Nine original Yokai print from Los Angeles based artist Lili Chin, currently exhibited for “Yokai Neighbors” Group Exhibition and available for purchase at AG Gallery.
All Prints from Lili Chin will soon be available at our gallery online store, and this blog post will be updated with link to each work very soon! Meanwhile, please enjoy learning about each Yokai and the artist.
All prints are available for purchase, (framed or unframed) please contact: natsumi@aboutglamour.net for purchase.

Installation view at AG Gallery from Yokai Neighbors

Installation view at AG Gallery from Yokai Neighbors

Installation view at AG Gallery from Yokai Neighbors
ABOUT 9 YOKAI From Lili Chin

Okka
Okka
Okka is a little red blobby yokai’s name, it is a babytalk version of obake. He’s a bit of a mystery because there are no stories about him, but he’s a regular participant in the Hyakki Yagyō, Night Parade of One Hundred Demons, in scrolls and other artwork.
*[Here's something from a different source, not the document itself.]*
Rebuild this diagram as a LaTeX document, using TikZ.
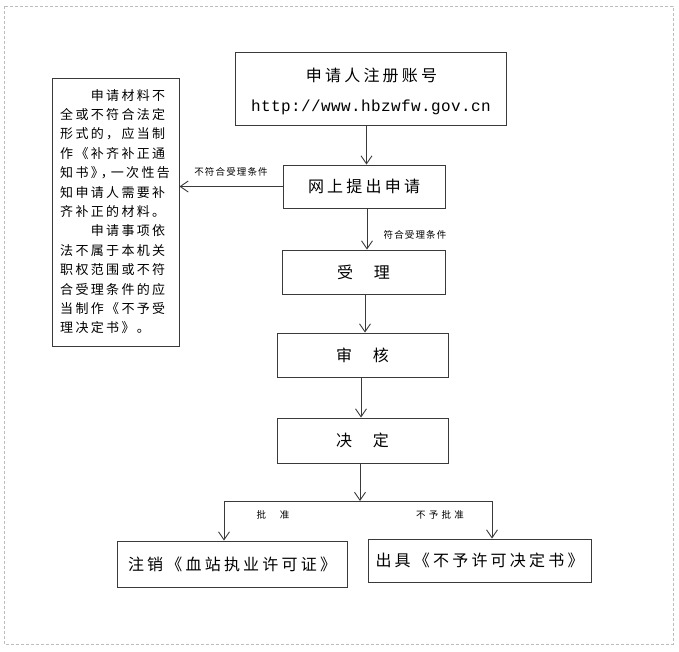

Modern Yokai: Futakuchi Onna
Modern Yokai: Futakuchi Onna
Futakuchi Onna looks exactly like a normal woman – until she reveals the second mouth on the back of her head. It is always voraciously hungry, and Futakuchi Onna have left many a dining companion gaping too – at the size of the bill.

Tsukumogami
Tsukumogami
Tsukumo-gami is about very old objects that may acquire a spirit and come to life, becoming yokai called tsukumogami. The Hyakki Yagyō, Night Parade of One Hundred Demons, always includes many tsukumogami – tools, musical instruments, household goods, and kitchen implements, perhaps now even modern ones like this rice cooker.

Nurikabe
Nurikabe
Nurikabe is an invisible wall that appears late at night and blocks your way. It’s impossible to climb over or go around it. Normally this is troublesome, but manga author and yokai professor Shigeru Mizuki said that during World War II, a nurikabe stopped him from walking off a cliff in the jungle and saved his life. Some tales say that it will vanish if you wave or tap a stick near its base. (No word on what happens if you let your pug pee on it, but it’s worth a try.)

Modern Yokai: Kapp
Modern Yokai: Kapp
Kappa lives in rivers and have a appetite for cucumbers and an obsession with a magical ball that’s said to exist inside the human colon. Nowadays when development has made so many rivers uninhabitable, urban kappa may lurk at gyms and spas. If your companion in the hot tub has an odd, moist depression on the top of his head, beware – it may be a kappa!

Dodomeki
Dodomeki
Dodomeki are young women with long arms who had a habit of stealing money. They are punished by being transformed into a monster with hundreds of tiny bird’s eyes sprouting from its arms. It’s like a mark of their crime, because there was once a copper coin with a hole in the center that was nicknamed “bird’s eye.”

Modern Yokai: Tōfu-kozō

Modern Yokai: Tōfu-kozō
Modern Yokai: Tōfu-kozō
If you see a young fellow wandering the streets – or the supermarket aisles – with a plate of tofu, don’t take a sample! Tōfu-kozō may tell you it’s all natural, so it must be safe, right? Don’t be fooled – so are cobra venom, hemlock, and anthrax, and it’ll kill you just the same.

Modern Yokai: Nekomata

Modern Yokai: Nekomata
Modern Yokai: Nekomata
In the past, demon cats called Nekomata awoke the dead and reanimated corpses by jumping over their heads. These days they use rhythm, baby, rhythm!
ABOUT ARTIST
Lili Chin is a Los Angeles-based digital artist from Malaysia and Australia. Chin is best known as co-creator of the hit masked-wrestling inspired animated series “Mucha Lucha” for Warner Bros (2000’s), and for her globally-popular dog illustrations and animal behavior infographics. Chin’s author debut – an illustrated gift book on reading dog body language – will be published in October 2020. When she is not working on commissions for her clients, she enjoys drawing other creatures, hanging out with her senior Boston Terrier, and playing modern board games. As a Yokai Parade collaborator, Chin designs yokai for art prints and original pins.